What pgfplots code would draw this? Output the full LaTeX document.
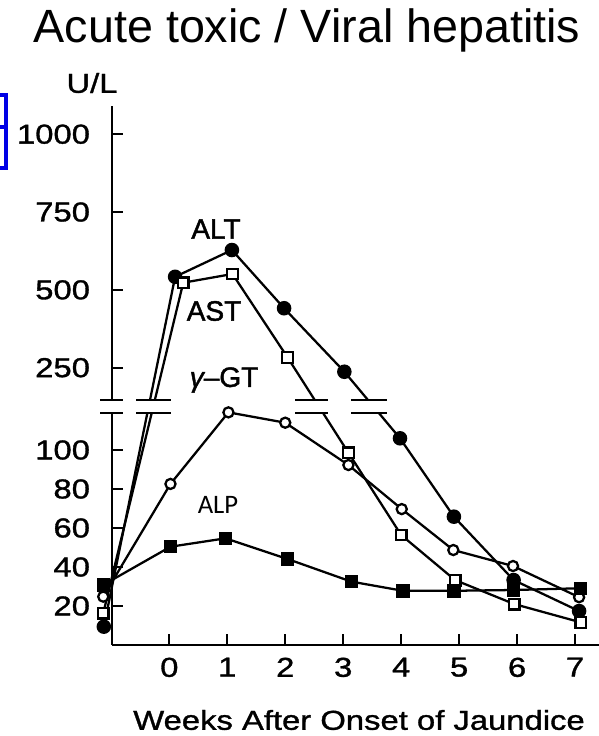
\documentclass[border=0pt]{standalone}
\usepackage{pgfplots}
\pgfplotsset{compat=1.18}
\usepackage{fontspec}
\setmainfont{Liberation Sans}
\newfontfamily\scanfont[FakeStretch=1.2, FakeBold=1.2]{Liberation Sans}
\newfontfamily\labfont[FakeBold=1.6]{Liberation Sans}
\newfontfamily\calfont{Carlito}
\newcommand{\scan}{\scanfont\fontsize{20.5}{24}\selectfont}
\newcommand{\lab}{\labfont\fontsize{21}{24}\selectfont}

\begin{document}
\begin{tikzpicture}[x=0.75pt,y=0.75pt]
\path[use as bounding box] (0,0) rectangle (599,736);

\begin{axis}[
    at={(84pt,68.25pt)}, anchor=south west,
    x=43.47pt, y=0.75pt,
    xmin=-0.989, xmax=7.414,
    ymin=0, ymax=1090,
    % broken y axis: linear 0-130 below the break, 250-1000 above it
    y coord trafo/.code={\pgfmathparse{(#1<130) ? 1.95*#1 : 277.3+(#1-250)*0.3113}},
    axis x line*=bottom, axis y line*=left,
    axis line style={line width=1.7pt},
    tick style={line width=1.6pt, black},
    tick align=inside, major tick length=8pt,
    xtick={0,1,2,3,4,5,6,7},
    xticklabels={0,1,2,3,4,5,6,7},
    ytick={20,40,60,80,100,250,500,750,1000},
    yticklabels={20,40,60,80,100,250,500,750,1000},
    ticklabel style={font=\scan},
    xticklabel style={yshift=-6pt},
    yticklabel style={xshift=-13pt},
    /pgf/number format/assume math mode=true,
    clip=false,
    every axis plot/.append style={line width=1.7pt, black, mark options={solid, line width=1.2pt}},
]
% ALT
\addplot[mark=*, mark size=4.6pt, mark options={fill=black}] coordinates {
  (-1.13,9.4) (0.10,542) (1.08,628) (1.98,441) (3.02,237)
  (3.98,106) (4.91,65.8) (5.94,33.3) (7.07,17.4)
};
% AST
\addplot[mark=square*, mark size=4pt, mark options={fill=white}] coordinates {
  (-1.14,16.3) (0.24,523) (1.09,551) (2.04,283) (3.09,98.6)
  (4.00,56.4) (4.93,33.3) (5.95,21) (7.10,11.6)
};
% gamma-GT
\addplot[mark=*, mark size=3.8pt, mark options={fill=white}] coordinates {
  (-1.14,24.8) (0.02,82.6) (1.02,119.3) (2.00,114) (3.09,92.3)
  (4.01,69.7) (4.90,48.7) (5.93,40.5) (7.07,24.5)
};
% ALP
\addplot[mark=square*, mark size=4.2pt, mark options={fill=black}] coordinates {
  (-1.14,30.8) (0.02,50.4) (0.97,54.7) (2.04,44.1) (3.14,32.5)
  (4.03,27.8) (4.91,27.8) (5.94,28.2) (7.09,29.1)
};
\end{axis}

% break marks across the axis and the lines that cross the break
\foreach \a/\b in {100/123,136/171,295/328,351/387}{
  \fill[white] (\a,323.9) rectangle (\b,335.1);
  \draw[line width=1.5pt] (\a,323) -- (\b,323) (\a,336) -- (\b,336);
}

% labels
\node[font=\fontsize{35}{40}\selectfont] at (307,706) {Acute toxic / Viral hepatitis};
\node[font=\scan] at (92,653) {U/L};
\node[font=\scan] at (359,16) {Weeks After Onset of Jaundice};
\node[font=\lab] at (216,507) {ALT};
\node[font=\lab] at (214,425) {AST};
\node[font=\lab] at (224,356) {\itshape γ\upshape –GT};
\fill[white] (180,208) rectangle (266,258);
\node[font=\calfont\fontsize{20}{24}\selectfont] at (218,231) {ALP};

% blue bracket at the left edge
\draw[blue!90!black, line width=3.5pt] (0,641) -- (6,641) -- (6,568) -- (0,568);
\draw[blue!90!black, line width=3.5pt] (6,609) -- (0,609);
\end{tikzpicture}
\end{document}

▸ What is required: Reproduce all of the material above word for word. Omit the pictures.

▸ Task output:
What pgfplots code would draw this? Output the full LaTeX document.
\documentclass[border=0pt]{standalone}
\usepackage{pgfplots}
\pgfplotsset{compat=1.18}
\usepackage{fontspec}
\setmainfont{Liberation Sans}
\newfontfamily\scanfont[FakeStretch=1.2, FakeBold=1.2]{Liberation Sans}
\newfontfamily\labfont[FakeBold=1.6]{Liberation Sans}
\newfontfamily\calfont{Carlito}
\newcommand{\scan}{\scanfont\fontsize{20.5}{24}\selectfont}
\newcommand{\lab}{\labfont\fontsize{21}{24}\selectfont}

\begin{document}
\begin{tikzpicture}[x=0.75pt,y=0.75pt]
\path[use as bounding box] (0,0) rectangle (599,736);

\begin{axis}[
    at={(84pt,68.25pt)}, anchor=south west,
    x=43.47pt, y=0.75pt,
    xmin=-0.989, xmax=7.414,
    ymin=0, ymax=1090,
    % broken y axis: linear 0-130 below the break, 250-1000 above it
    y coord trafo/.code={\pgfmathparse{(#1<130) ? 1.95*#1 : 277.3+(#1-250)*0.3113}},
    axis x line*=bottom, axis y line*=left,
    axis line style={line width=1.7pt},
    tick style={line width=1.6pt, black},
    tick align=inside, major tick length=8pt,
    xtick={0,1,2,3,4,5,6,7},
    xticklabels={0,1,2,3,4,5,6,7},
    ytick={20,40,60,80,100,250,500,750,1000},
    yticklabels={20,40,60,80,100,250,500,750,1000},
    ticklabel style={font=\scan},
    xticklabel style={yshift=-6pt},
    yticklabel style={xshift=-13pt},
    /pgf/number format/assume math mode=true,
    clip=false,
    every axis plot/.append style={line width=1.7pt, black, mark options={solid, line width=1.2pt}},
]
% ALT
\addplot[mark=*, mark size=4.6pt, mark options={fill=black}] coordinates {
  (-1.13,9.4) (0.10,542) (1.08,628) (1.98,441) (3.02,237)
  (3.98,106) (4.91,65.8) (5.94,33.3) (7.07,17.4)
};
% AST
\addplot[mark=square*, mark size=4pt, mark options={fill=white}] coordinates {
  (-1.14,16.3) (0.24,523) (1.09,551) (2.04,283) (3.09,98.6)
  (4.00,56.4) (4.93,33.3) (5.95,21) (7.10,11.6)
};
% gamma-GT
\addplot[mark=*, mark size=3.8pt, mark options={fill=white}] coordinates {
  (-1.14,24.8) (0.02,82.6) (1.02,119.3) (2.00,114) (3.09,92.3)
  (4.01,69.7) (4.90,48.7) (5.93,40.5) (7.07,24.5)
};
% ALP
\addplot[mark=square*, mark size=4.2pt, mark options={fill=black}] coordinates {
  (-1.14,30.8) (0.02,50.4) (0.97,54.7) (2.04,44.1) (3.14,32.5)
  (4.03,27.8) (4.91,27.8) (5.94,28.2) (7.09,29.1)
};
\end{axis}

% break marks across the axis and the lines that cross the break
\foreach \a/\b in {100/123,136/171,295/328,351/387}{
  \fill[white] (\a,323.9) rectangle (\b,335.1);
  \draw[line width=1.5pt] (\a,323) -- (\b,323) (\a,336) -- (\b,336);
}

% labels
\node[font=\fontsize{35}{40}\selectfont] at (307,706) {Acute toxic / Viral hepatitis};
\node[font=\scan] at (92,653) {U/L};
\node[font=\scan] at (359,16) {Weeks After Onset of Jaundice};
\node[font=\lab] at (216,507) {ALT};
\node[font=\lab] at (214,425) {AST};
\node[font=\lab] at (224,356) {\itshape γ\upshape –GT};
\fill[white] (180,208) rectangle (266,258);
\node[font=\calfont\fontsize{20}{24}\selectfont] at (218,231) {ALP};

% blue bracket at the left edge
\draw[blue!90!black, line width=3.5pt] (0,641) -- (6,641) -- (6,568) -- (0,568);
\draw[blue!90!black, line width=3.5pt] (6,609) -- (0,609);
\end{tikzpicture}
\end{document}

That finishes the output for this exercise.